Parafraseando-a, poderíamos igualmente afirmar, sem receio de contradição, ”o possível êxito (e fascínio) destes policiais é que nos permite jogar com o oculto, a metafísica e o demónio, sem termos de ser, nós próprios, crentes ou ocultistas”.

Jogando até, sem respeito pelos Deuses do policial, com nomes consagrados. Randall Collins, num livro-pastiche sobre Sherlock Holmes, “Draco, Draconis”, mergulha-nos num mundo fantástico, o da sociedade iniciática “Golden Dawn”.

Ou Brett Spencer e Dorian David, em “The Case of the Philosopher’s Ring”, que proporciona um olhar sub-reptício para outras dimensões, igualmente através de um mitificado Sherlock Holmes (e o seu Boswell, Watson), acotovelando Wittgenstein, Bertrand Russell, Maynard Keynes, Aleister Crowley, Klimt, e o matemático Ramanujan, numa história místico-científica, de diminuto interesse.

É curioso como até a cínica Patricia Highsmith não consegue resistir ao ambíguo fascínio deste tipo de livros e, em “The Snail-Watcher”, descreve-nos, sem explicação racional, uma condenação a um particular tipo de Inferno.

Muito seu. E muito repulsivo, como toda a sua obra.

Recorda-nos sensatamente Graham Greene: “a determinada altura, damo-nos conta que o nosso mundo não é tão racional como isso. E, de súbito, com um sentimento de pavor, pensamos: é deste mundo que eu faço parte”.

O enigma racional descreve-se linearmente e é irreversível; o romance deste tipo tem um tempo sagrado e mítico: reitera indefinidamente uma mensagem.

Para terminar estas sugestões de leitura, leia-se o conto “El Congreso” (“Libro de Arena”) de Jorge Luis Borges, onde o protagonista, Alejandro Ferri, nos diz, em confidência: “las palabras son símbolos que postulan una memoria compartida.”.

Com quem?

Na nossa incerta memória, na nossa angústia, mais ou menos assumida, face à morte, às estranhas entidades (deuses ou demónios) que criámos e continuamos a criar, este é o tipo de livros (se tiverem alguma valia intrínseca), de que mais facilmente nos tornamos dependentes. E desejamos, obscuramente, partilhar com os anti-heróis que, lugubremente, neles se passeiam, povoando os nossos pesadelos.

(continua)

Carlos Macedo

1 Parece que se caminha para um estilo policial enfeudado ao culto de Hermes Trimegistus (“o três vezes grande”), às doutrinas dos gnósticos de Antioquia, aos bruxedos e missas satanistas, para extrapolações delirantes ou ousadas da Bíblia, do Corão, das tábuas do egípcio Moisés, dos resultados das pesquisas de Qumrâm ou dos ditos “Evangelhos apócrifos” que nos são oferecidos por semi-ignorantes, “sem estados de alma”.

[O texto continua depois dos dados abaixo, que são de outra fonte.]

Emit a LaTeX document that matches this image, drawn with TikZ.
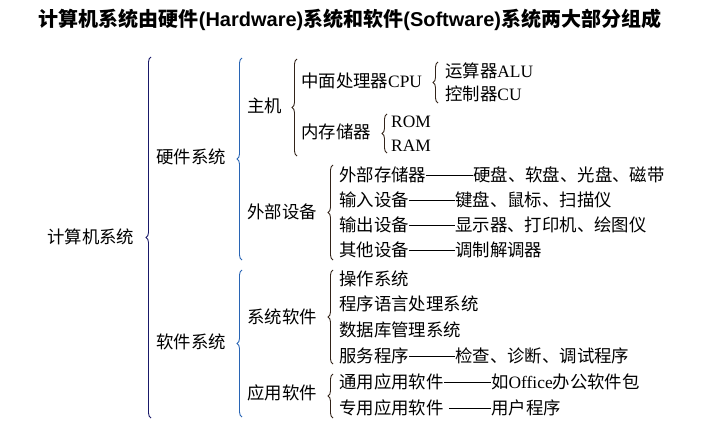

2 Na trilogia “L’âme du Mal”, “In Tenebris”, “Maléfices” de 2004/5 ; em “Les Archanes du Chaos”, de 2006 ; em “Prédateurs”, de 2007.

3   Com o seu “Homme en Noir” do derradeiro círculo do Inferno de Dante: “Gataca”, “Atomka”, “Le Syndrome E”, “Puzzle”, “Angor”, entre 2007 e 2014.

4 Atualmente é um dos romancistas europeus com maior projeção mundial. Traduzido em mais de quarenta línguas, publicado em mais de sessenta países, mantem o estilo “novela juvenil” que torna “um espectro de fogo, um comboio atravessando a cidade e semeando o terror na noite de Calcutá”, em algo credível e assustador.

5 “El Príncipe de la Niebla”, 1995, “El Palacio de La Medianoche”, 2006, “Las Luces de Septiembre”, 2003.